‘Can I help?’

July 19, 2016

AHS staff members posing with Frank Gibot at his t-shirt presentation: left to right, Nancy Wentzell, Jennifer Burdon, Lynette Loder, Krysta Villeneuve, Shana Strickland, Lauren McCormack, Frank Gibot, Katherine Noble, Matthew Wattie.

Fear didn’t keep Fort McMurray Continuing Care resident Frank Gibot from lending a hand post-evacuation.

Story by Erika Sherk; Photo Courtesy Matthew Wattie

It was the “most awful day” of his life. A wildfire was ripping through Fort McMurray and Frank Gibot had been evacuated from the Northern Lights Regional Health Centre (NLRHC.) He was away from his home – the Continuing Care Unit at the NLRHC – and had endured a seven-hour bus ride to safety. During the trip, he’d felt the heat of the wildfires through the bus walls and wondered if he was going to make it. The 64-year-old was tired and scared. However, once he arrived at Suncor’s Firebag site, Gibot spent no time feeling sorry for himself. Instead, he got to work.

“He called me over to his motorized wheelchair,” says Matthew Wattie, NLRHC Protective Services Manager, “and said, ‘I want to help, what can I do?’”

Wattie was hauling around several big yellow Emergency Response protocol binders. “I’d just been carrying them under my arm as I did nine other things and hadn’t found a place to put them down,” he says. “I said, ‘Frank, these are very important documents, can you look after them for me?’”

Gibot said he could. “He scooted himself over to a corner and set up a little spot from which he could see everything and look after our binders for us,” says Wattie.

Gibot was accustomed to high-stress experiences, having worked for years as a security guard. “I pretty well know all about security work,” he says. “And I wanted to help.”

It was a stressful time for everyone and some Continuing Care residents were getting cranky with each other.

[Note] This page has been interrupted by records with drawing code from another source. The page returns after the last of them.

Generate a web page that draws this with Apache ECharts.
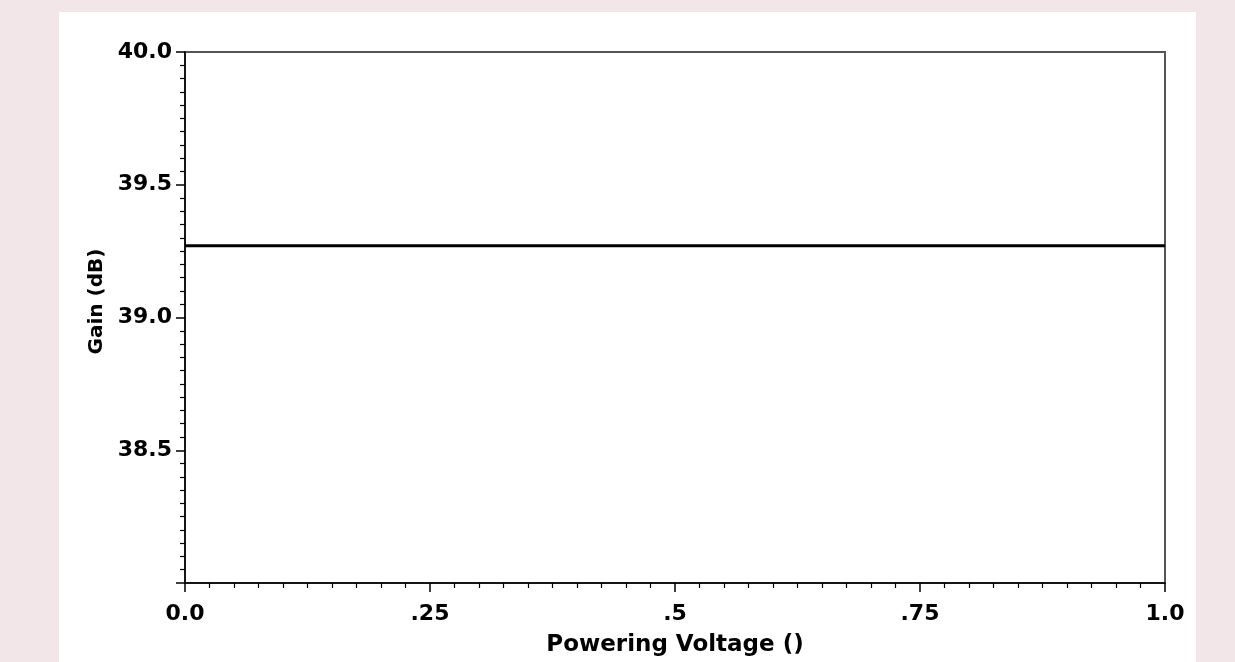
<!DOCTYPE html>
<html>
<head>
<meta charset="utf-8">
<script src="https://cdn.jsdelivr.net/npm/echarts@6/dist/echarts.min.js"></script>
<style>
  html, body {
    margin: 0;
    width: 1235px;
    height: 662px;
    background: #f3e6e9;
    overflow: hidden;
  }
  #chart {
    position: absolute;
    left: 59px;
    top: 12px;
    width: 1137px;
    height: 650px;
    background: #ffffff;
  }
</style>
</head>
<body>
<div id="chart"></div>
<script>
// data
const voltage = [0, 1];
const gain = [39.27, 39.27];
const xTickLabels = ['0.0', '.25', '.5', '.75', '1.0'];
const yTickLabels = ['38.0', '38.5', '39.0', '39.5', '40.0'];

const font = 'DejaVu Sans';

const chart = echarts.init(document.getElementById('chart'));
chart.setOption({
  animation: false,
  grid: {
    left: 126,
    top: 40,
    right: 31,
    bottom: 78,
    show: true,
    borderColor: '#555',
    borderWidth: 2,
    backgroundColor: 'transparent'
  },
  xAxis: {
    type: 'value',
    min: 0,
    max: 1,
    interval: 0.25,
    name: 'Powering Voltage ()',
    nameLocation: 'middle',
    nameGap: 51,
    nameTextStyle: { color: '#000', fontFamily: font, fontSize: 23, fontWeight: 'bold' },
    axisLine: { show: true, lineStyle: { color: '#000', width: 1.5 } },
    axisTick: { show: true, length: 9, lineStyle: { color: '#000', width: 1.5 } },
    minorTick: { show: true, splitNumber: 10, length: 5, lineStyle: { color: '#000', width: 1.2 } },
    splitLine: { show: false },
    axisLabel: {
      color: '#000',
      fontFamily: font,
      fontSize: 22,
      fontWeight: 'bold',
      margin: 20,
      formatter: (v) => xTickLabels[Math.round(v / 0.25)]
    }
  },
  yAxis: {
    type: 'value',
    min: 38,
    max: 40,
    interval: 0.5,
    name: 'Gain (dB)',
    nameLocation: 'middle',
    nameGap: 69,
    nameTextStyle: { color: '#000', fontFamily: font, fontSize: 20, fontWeight: 'bold', padding: [0, 0, 0, 32] },
    axisLine: { show: true, lineStyle: { color: '#000', width: 1.5 } },
    axisTick: { show: true, length: 9, lineStyle: { color: '#000', width: 1.5 } },
    minorTick: { show: true, splitNumber: 10, length: 5, lineStyle: { color: '#000', width: 1.2 } },
    splitLine: { show: false },
    axisLabel: {
      color: '#000',
      fontFamily: font,
      fontSize: 22,
      fontWeight: 'bold',
      margin: 13,
      showMinLabel: false,
      formatter: (v) => yTickLabels[Math.round((v - 38) / 0.5)]
    }
  },
  series: [
    {
      type: 'line',
      data: voltage.map((x, i) => [x, gain[i]]),
      showSymbol: false,
      lineStyle: { color: '#000', width: 3 }
    }
  ]
});
</script>
</body>
</html>
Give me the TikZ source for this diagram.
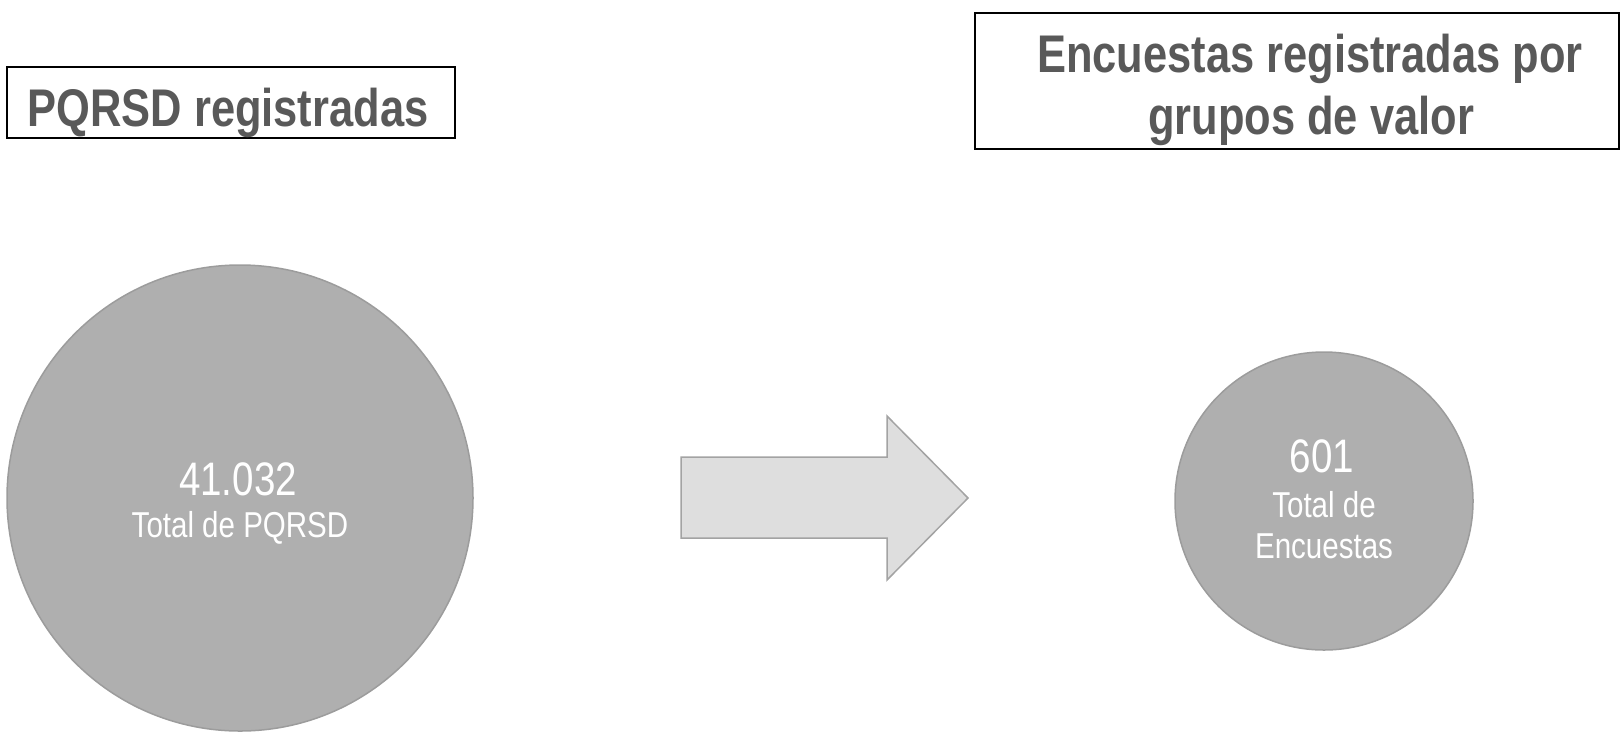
\documentclass[tikz,border=0pt]{standalone}
\usepackage{fontspec}
\setmainfont[FakeStretch=0.82]{Liberation Sans}
\definecolor{titlegray}{HTML}{595959}
\definecolor{discfill}{HTML}{AFAFAF}
\definecolor{discedge}{HTML}{9C9C9C}
\definecolor{arrowfill}{HTML}{DEDEDE}
\definecolor{arrowedge}{HTML}{A3A3A3}
\begin{document}
\begin{tikzpicture}[x=1pt,y=-1pt,
  titlebox/.style={draw=black, line width=2pt, inner sep=0pt},
  titletext/.style={text=titlegray, anchor=base, inner sep=0pt, font=\fontsize{53}{62}\selectfont\bfseries},
  disc/.style={circle, fill=discfill, draw=discedge, line width=1.5pt, inner sep=0pt},
  bignum/.style={text=white, anchor=base, inner sep=0pt, font=\fontsize{47}{50}\selectfont},
  sublabel/.style={text=white, anchor=base, inner sep=0pt, font=\fontsize{36}{40}\selectfont}
]
\tikzset{blockarrow/.style={fill=arrowfill, draw=arrowedge, line width=1.5pt, line join=miter}}
\useasboundingbox (0,0) rectangle (1621,737);
% left title
\node[titlebox, minimum width=448pt, minimum height=71pt] (box1) at (231,102.5) {};
\node[titletext] (title1) at (228,126) {PQRSD registradas};
% right title
\node[titlebox, minimum width=644pt, minimum height=136pt] (box2) at (1297,81) {};
\node[titletext] (title2a) at (1310,72) {Encuestas registradas por};
\node[titletext] (title2b) at (1311,134) {grupos de valor};
% left disc
\node[disc, minimum size=466pt] (disc1) at (240,498) {};
\node[bignum] (num1) at (238,495) {41.032};
\node[sublabel] (lab1) at (240,537) {Total de PQRSD};
% right disc
\node[disc, minimum size=298pt] (disc2) at (1324,501) {};
\node[bignum] (num2) at (1322,472) {601};
\node[sublabel] (lab2a) at (1324,517) {Total de};
\node[sublabel] (lab2b) at (1324,558) {Encuestas};
% block arrow
\draw[blockarrow] (681,457) -- (887,457) -- (887,416) -- (968,498) -- (887,580) -- (887,538) -- (681,538) -- cycle;
\end{tikzpicture}
\end{document}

Gibot swooped in and ordered that they behave, says Wattie, and then returned to guarding the binders.

“Frank was key. He was key in those first 12 hours at Firebag,” Wattie says.

Eventually there would be seven Protective Services staff members onsite at Firebag. “But when Frank offered to help me there were three of us,” says Wattie. “So I said, okay, please watch these for me. And keep an eye on your peers. And he did. He did both of those things in an excellent fashion.”

Jennifer Knuth, an RN at the NLRHC, was moved when she heard Frank’s story.

“His mindset was ‘I don’t know if I’m going to make it … but I want to help out,” says Knuth. “It was absolutely incredible.”

Knuth had decided soon after evacuating that she needed to thank the first responders who were in the city as the wildfires tore through it. To date she has raised $20,000 and handed out 3,100 t-shirts to first responders and others who showed courage and kindness throughout the fire’s aftermath.

When she heard about Gibot, Knuth decided to give him a t-shirt. She and other Continuing Care staff made a special presentation to him. “I think he deserves it,” she says.

“It was a great honour,” Gibot says, of receiving the special shirt. “I felt good about it.”

Overall, he says that while it was awful, he doesn’t regret living through the evacuation. “It was pretty scary but it was a good experience,” says Gibot.